Proof of History timestamps

Just like getting stamps on a passport when travelling, you receive a stamp each time you cross into a new country. These sequence of stamps act as a timeline of your travels, just like how proof of history uses a stamping process to approve transactions based on their occurence.

Solana's implementation of proof of history uses a sequential pre-image resistant hash that runs over itself repeatedly with the previous output used as the next input. The count of this along with the current outputs are recorded periodically. Each Solana validator maintains its own clock by encoding the passage of time with the VDF, which is a simple SHA-256 hash.

Upper bound on Time

Recording messages into a Proof of History sequence

Data can be inserted into the sequence by appending the hash of the data to the previous generated state. The state, input data, and count are all published. Appending the input causes all future output to change unpredictably. It is still impossible to parallelize, and as long as hash function is pre-image and collision resistant, it is impossible to create an input that would generate a desired hash in the future, or create an alternative history with the same hashes. We can prove that time passed between any two append operations. We can prove that the data was created sometime before it was appended. Just like we know that the events published in the New York Times occurred before the newspaper was written.

Lower bound on Time

Lower bound on time with proof of history

Inputs into Proof of History can have references back to Proof of History itself. The back reference could be inserted as part of a signed message with the users signature, so it cannot be modified without the users private key. This is just like taking a photograph with the New York Times newspaper in the background. Because this message contains 0xdeadc0de hash we know it was generated after count 510144806912 was created.
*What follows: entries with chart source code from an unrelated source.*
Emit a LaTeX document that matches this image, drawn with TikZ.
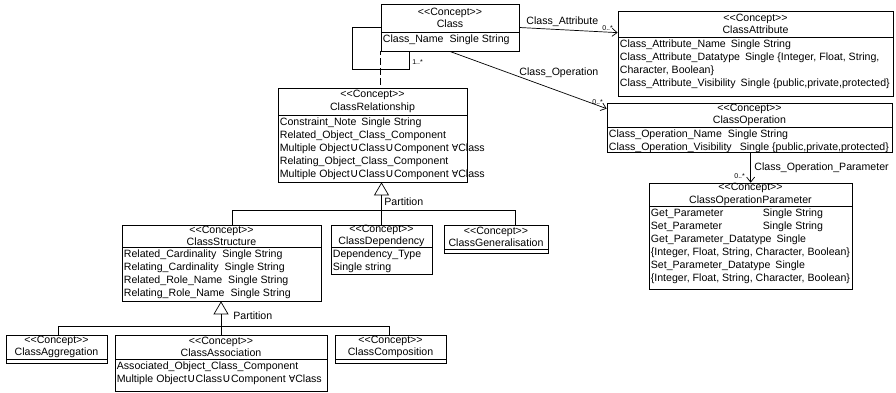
\documentclass[tikz,border=0pt]{standalone}
\usepackage{fontspec}
\setmainfont{Liberation Sans}[Ligatures=TeXOff]
\newfontfamily\symf{DejaVu Sans}
\usetikzlibrary{arrows.meta,fit,calc}
\newcommand\cc{<{}<Concept>{}>}
\newcommand\ucup{{\symf\fontsize{12}{12}\selectfont ∪}}
\newcommand\fa{{\symf\fontsize{9.5}{12}\selectfont ∀}}
\newcommand\umlcls[8]{%
  \node[box, fit={(#2,#3) (#4,#6)}] (#1) {};
  \draw (#2,#5) -- (#4,#5);
  \node[hdr] (#1-h) at ({(#2+#4)/2},{(#3+#5)/2}) {\cc\\#7};
  \if\relax\detokenize{#8}\relax\else
  \node[att] (#1-a) at (#2,#5) {#8};\fi
}
\begin{document}
\begin{tikzpicture}[x=1pt,y=-1pt, line width=0.7pt,
  box/.style={draw, fill=white, inner sep=0pt},
  hdr/.style={inner sep=0pt, align=center, font=\fontsize{10.6}{12.5}\selectfont},
  att/.style={anchor=north west, inner xsep=1.5pt, inner ysep=2.6pt, align=left, font=\fontsize{10.6}{13}\selectfont},
  lbl/.style={inner sep=0pt, anchor=west, font=\fontsize{10.6}{12}\selectfont},
  mult/.style={inner sep=0pt, anchor=west, font=\fontsize{7}{8}\selectfont},
  open/.style={-{Straight Barb[length=5pt,width=8pt]}},
  gentip/.style={-{Triangle[open,length=13pt,width=15pt]}},
  assocdash/.style={line width=1.5pt, dash pattern=on 7pt off 3pt, dash phase=3pt},
]
\useasboundingbox (0,0) rectangle (896,393);

\umlcls{cls}{381}{4}{519}{32}{51}{Class}{Class\_Name\hspace{6pt}Single String}
\umlcls{attr}{618}{11}{893}{37}{96}{ClassAttribute}{Class\_Attribute\_Name\hspace{5pt}Single String\\
Class\_Attribute\_Datatype\hspace{5pt}Single \{Integer, Float, String,\\
Character, Boolean\}\\
Class\_Attribute\_Visibility\hspace{5pt}Single \{public,private,protected\}}
\umlcls{oper}{607}{103}{892}{127}{152}{ClassOperation}{Class\_Operation\_Name\hspace{6pt}Single String\\
Class\_Operation\_Visibility\hspace{8pt}Single \{public,private,protected\}}
\umlcls{param}{649}{183}{852}{206}{289}{ClassOperationParameter}{\makebox[112pt][l]{Get\_Parameter}Single String\\
\makebox[112pt][l]{Set\_Parameter}Single String\\
Get\_Parameter\_Datatype\hspace{5pt}Single\\
\{Integer, Float, String, Character, Boolean\}\\
Set\_Parameter\_Datatype\hspace{5pt}Single\\
\{Integer, Float, String, Character, Boolean\}}
\umlcls{rel}{278}{88}{467}{115}{182}{ClassRelationship}{Constraint\_Note\hspace{5pt}Single String\\
Related\_Object\_Class\_Component\\
Multiple Object\ucup Class\ucup Component \fa Class\\
Relating\_Object\_Class\_Component\\
Multiple Object\ucup Class\ucup Component \fa Class}
\umlcls{struct}{122}{225}{321}{247}{301}{ClassStructure}{Related\_Cardinality\hspace{6pt}Single String\\
Relating\_Cardinality\hspace{6pt}Single String\\
Related\_Role\_Name\hspace{6pt}Single String\\
Relating\_Role\_Name\hspace{6pt}Single String}
\umlcls{dep}{331}{225}{432}{247}{274}{ClassDependency}{Dependency\_Type\\Single string}
\umlcls{gen}{444}{225}{548}{249}{253}{ClassGeneralisation}{}
\umlcls{aggr}{6}{335}{107}{359}{363}{ClassAggregation}{}
\umlcls{assoc}{115}{335}{327}{359}{391}{ClassAssociation}{Associated\_Object\_Class\_Component\\
Multiple Object\ucup Class\ucup Component \fa Class}
\umlcls{comp}{335}{335}{446}{359}{363}{ClassComposition}{}

% self association on Class
\coordinate (loopc) at (409,69);
\draw (cls.west) -- ++(-28,0) |- (loopc) -- (loopc |- cls.south);
\draw[assocdash] (cls.south west) -- (cls.south west |- rel.north);
\node[mult] (m3) at (412,62) {1..*};

% associations
\draw[open] (cls.east) -- ($(attr.north west)+(0,22)$);
\node[lbl] (lca) at (526,22) {Class\_Attribute};
\node[mult] (m1) at (602,28) {0..*};
\draw[open] ($(cls.south west)+(69,0)$) -- ($(oper.north west)+(0,6)$);
\node[lbl] (lco) at (519,73) {Class\_Operation};
\node[mult] (m2) at (592,102) {0..*};
\draw[open] ($(oper.south west)+(144,0)$) -- ($(param.north west)+(102,0)$);
\node[lbl] (lcop) at (754,168) {Class\_Operation\_Parameter};
\node[mult] (m4) at (734,176) {0..*};

% partition 1
\coordinate (g1L) at (232,210);
\coordinate (g1R) at (515,210);
\draw[gentip] (dep.north) -- (dep.north |- rel.south);
\draw (g1L) -- (g1R);
\draw (g1L) -- (g1L |- struct.north);
\draw (g1R) -- (g1R |- gen.north);
\node[lbl] (p1) at (384,202) {Partition};

% partition 2
\coordinate (g2L) at (58,326);
\coordinate (g2R) at (389,326);
\draw[gentip] (assoc.north) -- (assoc.north |- struct.south);
\draw (g2L) -- (g2R);
\draw (g2L) -- (g2L |- aggr.north);
\draw (g2R) -- (g2R |- comp.north);
\node[lbl] (p2) at (233,316) {Partition};
\end{tikzpicture}
\end{document}
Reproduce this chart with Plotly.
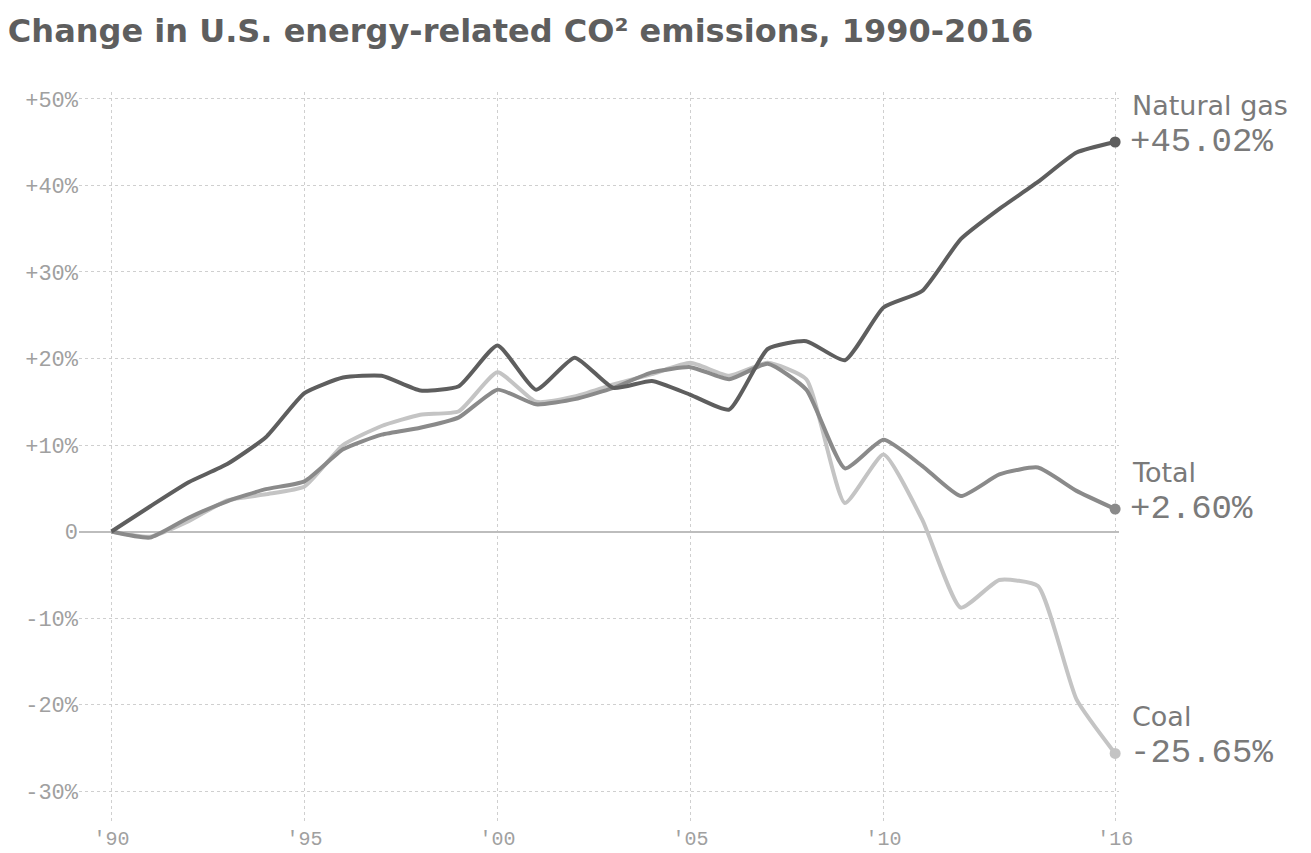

But since the message is also inserted back into Proof of History stream, it is as if you took a photo with the New York Times in the background, and the next day the New York Times published that photo. We know that the content of that photo existed before and after a specific day.

Transaction speed

Through having proof of history, transactions sent and transactions processed could be done in the same order with shorter blocktimes. This creates less complexity as transactions can be done much faster compared to other chains, with a comparison of Ethereum mainnet and Solana, Ethereum has a capacity of 13-15 transactions per second, while Solana offers up to 65,000 to 72,000 transactions per second[1].

The timestamps generated by the VDF provides a verifiable and immutable record of transaction orders into each block of the Blockchain, allowing for faster finality and cannot be undone.

However, despite being so fast, Solana did have 7 outages since it's founding from 2020.[2]

Censorship Resistance

Through proof of history, censorship is achieved through preventing validators from "censoring" other validators from submitting blocks, allowing validators to write blocks to the block chain during their leader slots.

The VDF (Verifiable Delay Function) is designed to be memory heavy to prevent attackers from manipulating timestamps. Altering timestamps would require recalculation of the sequential hash, which is resource intensive and easily detectable.


Despite providing fast transaction speeds, Proof of history is limited by requiring a trusted time source to function. If this source is compromised, the integrity of the entire blockchain is at risk.

Proof of history also requires more computational resources than other consensus mechanisms since it involves generation and verification of large amounts of data to perform calculations of Verifiable Delay Functions.